12 rues, 140 km et 123 sacs de déchets en un an
Un Français découvre Montréal en ramassant à la course les déchets sur une rue complète chaque mois


Louis-Philippe Messier
À l’intérieur de Montréal, le journaliste Louis-Philippe Messier se déplace surtout à la course, son bureau dans son sac à dos, à l’affût de sujets et de gens fascinants. Il parle à tout le monde et s’intéresse à tous les milieux dans cette chronique urbaine.
12 rues, 140 km et 123 sacs d’ordures. C’est le bilan du coureur montréalais James Guilbaud après un an à décrasser les artères de Montréal.
L’an dernier, il a couru les rues Wellington, Saint-Jacques, l’avenue du Mont-Royal, le boulevard de Maisonneuve, Sainte-Catherine, Beaubien, de la Commune, Saint-Joseph, Verdun, Hochelaga, Rachel et Saint-Paul.
Je l’avais d’ailleurs rencontré en avril pour « décochonner » l’avenue du Mont-Royal.
Les pires rues
La rue où il y a vraiment trop peu de poubelles publiques ? Hochelaga.
« Je me retrouvais toujours avec des sacs pleins à transporter sans jamais voir de poubelles où me décharger. »
La palme de la saleté revient à une rue du Vieux-Montréal : Saint-Paul.

« En 4 kilomètres de course sur Saint-Paul, je passais mon temps accroupi à ramasser... j’ai rempli neuf sacs ! Plus de déchets que pendant mes 18 kilomètres sur la rue Beaubien. »

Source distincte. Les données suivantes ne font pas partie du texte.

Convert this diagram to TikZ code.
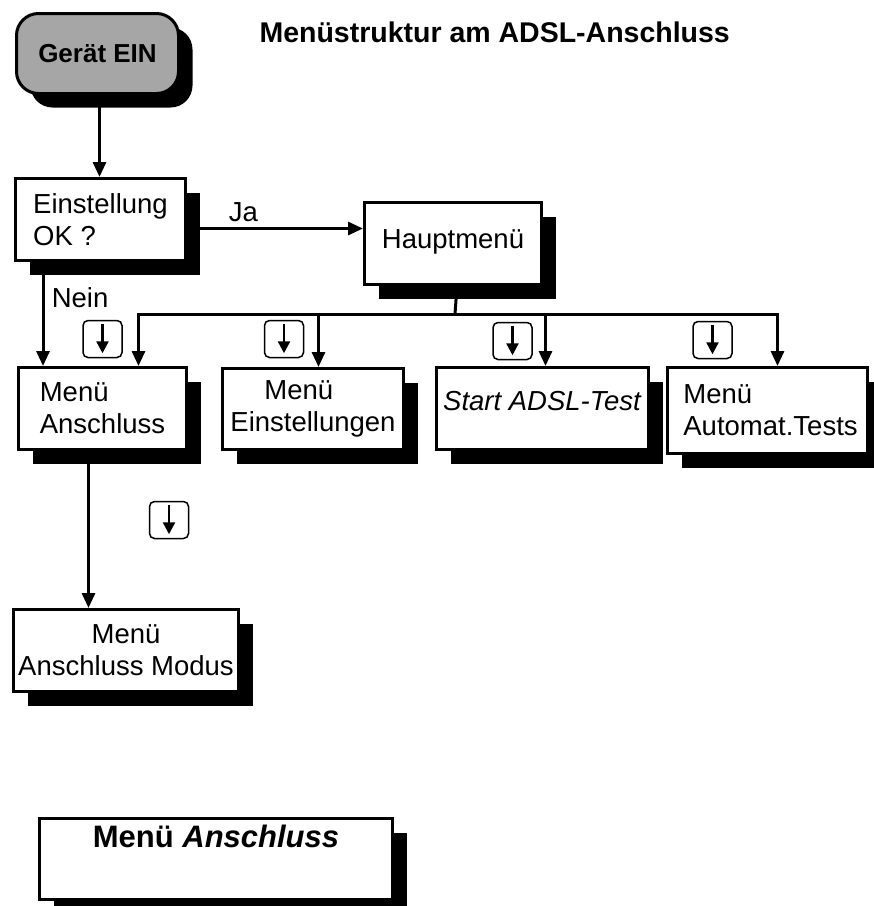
\documentclass[tikz,border=0pt]{standalone}
\usepackage{fontspec}
\setmainfont{Liberation Sans}
\usetikzlibrary{arrows.meta, shadows}
\definecolor{btngray}{RGB}{166,166,166}
\newcommand{\boxfont}{\fontsize{27.5}{32}\selectfont}
\newcommand{\headfont}{\fontsize{28.5}{34}\selectfont\bfseries}

\tikzset{
  menubox/.style={draw, line width=3pt, fill=white, anchor=north west, inner sep=3pt,
    drop shadow={shadow xshift=14pt, shadow yshift=-14pt, opacity=1, fill=black}},
  startbox/.style={menubox, fill=btngray, rounded corners=22pt, font=\fontsize{26}{31}\selectfont\bfseries},
  keybox/.style={draw, line width=1.5pt, fill=white, rounded corners=5pt,
    minimum width=39pt, minimum height=37pt, inner sep=0pt},
  keyarrow/.style={line width=2.4pt, -{Triangle[length=12pt, width=12pt]}},
  wire/.style={line width=3pt},
  conn/.style={wire, -{Triangle[length=15pt, width=13pt]}},
}

\begin{document}
\begin{tikzpicture}[x=1pt, y=-1pt, font=\boxfont]
  \useasboundingbox (0,0) rectangle (874,906);

  \node[font=\headfont, anchor=base west] (title) at (256,42) {Menüstruktur am ADSL-Anschluss};

  % Einschalten und Abfrage
  \node[startbox, minimum width=162pt, minimum height=80pt] (geraet) at (15,12) {Gerät EIN};
  \node[menubox, minimum width=170pt, minimum height=82pt, align=left] (einst) at (14,177) {Einstellung\\OK ?};
  \node[menubox, minimum width=177pt, minimum height=82pt, text height=20pt, text depth=11pt] (haupt) at (363,201) {Hauptmenü};

  % Untermenues
  \node[menubox, minimum width=168pt, minimum height=82pt, align=left] (anschl) at (17,366) {Menü\\Anschluss};
  \node[menubox, minimum width=181pt, minimum height=81pt, align=left] (einstm) at (221,367) {\hspace*{34pt}Menü\\Einstellungen};
  \node[menubox, minimum width=212pt, minimum height=82pt, text height=20pt, text depth=17pt] (start) at (435,366) {\textit{Start ADSL-Test}};
  \node[menubox, minimum width=200pt, minimum height=86pt, align=left] (auto) at (666,366) {\hspace*{6pt}Menü\\\hspace*{6pt}Automat.Tests};
  \node[menubox, minimum width=225pt, minimum height=82pt, align=center] (modus) at (12,608) {Menü\\Anschluss Modus};

  % Ueberschrift unten
  \node[menubox, minimum width=353pt, minimum height=81pt, font=\fontsize{31}{36}\selectfont\bfseries, text height=22pt, text depth=45pt] (legend) at (38,817) {Menü \textit{Anschluss}};

  % Verbindungen
  \coordinate (gTop) at ([xshift=2pt]geraet.south);
  \draw[conn] (gTop) -- (gTop |- einst.north);

  \coordinate (jaStart) at ([yshift=-9pt]einst.east);
  \draw[conn] (jaStart) -- (jaStart -| haupt.west) node[pos=.32, above=2pt] (ja) {Ja};

  \coordinate (neinTop) at ([xshift=29pt]einst.south west);
  \draw[conn] (neinTop) -- (neinTop |- anschl.north) node[pos=.34, right=4pt] (nein) {Nein};

  \coordinate (bus) at (455,314);
  \draw[wire] ([xshift=4pt]haupt.south) -- (bus);
  \draw[conn] (bus) -| ([xshift=36pt]anschl.north);
  \draw[conn] (bus) -| ([xshift=5.5pt]einstm.north);
  \draw[conn] (bus) -| ([xshift=3pt]start.north);
  \draw[conn] (bus) -| ([xshift=10pt]auto.north);

  \coordinate (modTop) at ([xshift=-14pt]anschl.south);
  \draw[conn] (modTop) -- (modTop |- modus.north);

  % Tasten
  \foreach \k/\x/\y in {k1/102.5/339, k2/284/339, k3/512.5/341, k4/712.5/340, k5/169/520} {
    \node[keybox] (\k) at (\x,\y) {};
    \draw[keyarrow] ([yshift=-4pt]\k.north) -- ([yshift=5pt]\k.south);
  }
\end{tikzpicture}
\end{document}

La neige influence bien sûr les statistiques. Son blanc manteau dissimule bien des horreurs qui ne resurgiront qu’au printemps.
Outil de découverte
Arrivé à Montréal en 2018, M. Guilbaud, originaire de Nantes en France, utilise son projet #1rueparmois, qu’il diffuse en photos sur Instagram, pour découvrir sa ville d’adoption.
« En 2021, j’ai couru 12 rues est-ouest, d’un bout à l’autre, des deux côtés, et en 2022, ce sera 12 rues nord-sud, ce qui sera un peu plus difficile en raison du dénivelé. »

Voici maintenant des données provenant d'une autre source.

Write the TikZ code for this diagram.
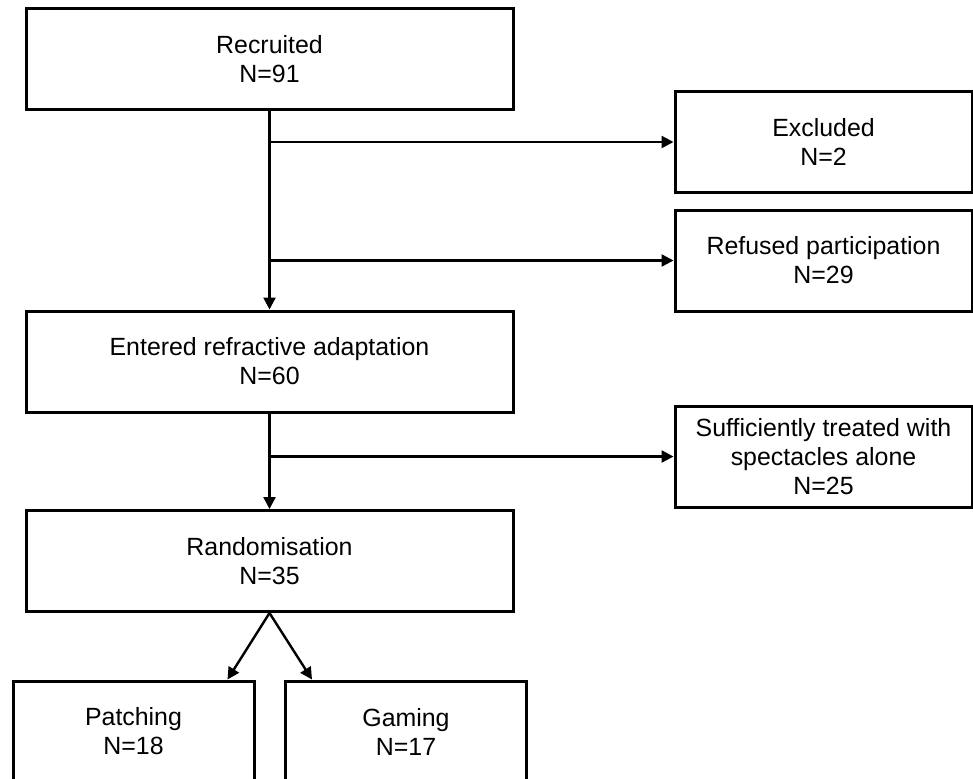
\documentclass[tikz,border=0pt]{standalone}
\usepackage{fontspec}
\setmainfont{Liberation Sans}
\usetikzlibrary{arrows.meta,positioning,calc}

\begin{document}
\begin{tikzpicture}[
    x=0.5pt, y=-0.5pt,
    box/.style={draw, line width=1.5pt, align=center, inner sep=0pt, font=\fontsize{12.45}{14.5}\selectfont},
    mainbox/.style={box, minimum width=243.5pt, minimum height=50.5pt},
    sidebox/.style={box, minimum width=148.5pt, minimum height=50.5pt},
    armbox/.style={box, minimum width=120.5pt, minimum height=50.5pt},
    flow/.style={line width=1.2pt, -{Triangle[length=6pt,width=6pt]}}
]

% Page frame (arms run past the lower edge)
\useasboundingbox (0,0) rectangle (973,778);
\clip (0,0) rectangle (973,778);

% Main stages
\node[mainbox] (recruited) at (269.5,59) {Recruited\\N=91};
\node[mainbox] (entered) at (269.5,361.5) {Entered refractive adaptation\\N=60};
\node[mainbox] (random) at (269.5,561) {Randomisation\\N=35};

% Drop-outs
\node[sidebox] (excluded) at (823.5,142) {Excluded\\N=2};
\node[sidebox] (refused) at (823.5,260.5) {Refused participation\\N=29};
\node[sidebox] (spectacles) at (823.5,456.5) {Sufficiently treated with\\spectacles alone\\N=25};

% Arms
\node[armbox] (patching) at (133.5,731.5) {Patching\\N=18};
\node[armbox] (gaming) at (406,731.5) {Gaming\\N=17};

% Flow
\draw[flow] (recruited) -- (entered);
\draw[flow] (recruited.south |- excluded.west) -- (excluded.west);
\draw[flow] (recruited.south |- refused.west) -- (refused.west);
\draw[flow] (entered) -- (random);
\draw[flow] (entered.south |- spectacles.west) -- (spectacles.west);
\draw[flow] (random.south) -- ([xshift=-14pt]patching.north east);
\draw[flow] (random.south) -- ([xshift=14pt]gaming.north west);

\end{tikzpicture}
\end{document}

Au menu des prochains mois, donc, il y aura des artères aussi illustres que Saint-Laurent ou Saint-Denis.
« J’ai hâte de pouvoir dire que j’ai fait intégralement ces rues très importantes et symboliques de Montréal », me dit l’homme de 33 ans qui travaille chez Tourisme Montréal pour « vendre » la métropole comme destination aux Américains.

« Je partirai du fleuve et j’irai à l’extrémité opposée de la rue, puis je reviendrai vers le fleuve... pour rappeler que c’est justement dans l’eau et dans les océans que nos déchets aboutissent. »
Jamais tranquille
À force de pratiquer le loisir très utile qui consiste à courir avec un sac et à se pencher pour ramasser tous les détritus visibles, on développe une sorte de mauvais œil... On remarque chaque petit déchet et on se rend alors compte qu’il y en a partout !
En entrevue avec moi, tandis que nous marchons sur la rue Wellington près du métro de L’Église, James Guilbaud n’a jamais l’œil tranquille. Il continue de nettoyer le trottoir, avec moi.
« C’est devenu comme un réflexe conditionné et je dois parfois me dire : pas maintenant, James, ce n’est pas le moment de ramasser les déchets pendant une sortie avec ma blonde ! »
En suédois, cette activité de course avec ramassage de déchets porte un nom : plogga.
Et le projet fait fait des émules. Une résidente de Québec, Anne-Marie Gingras, a décidé de l’imiter.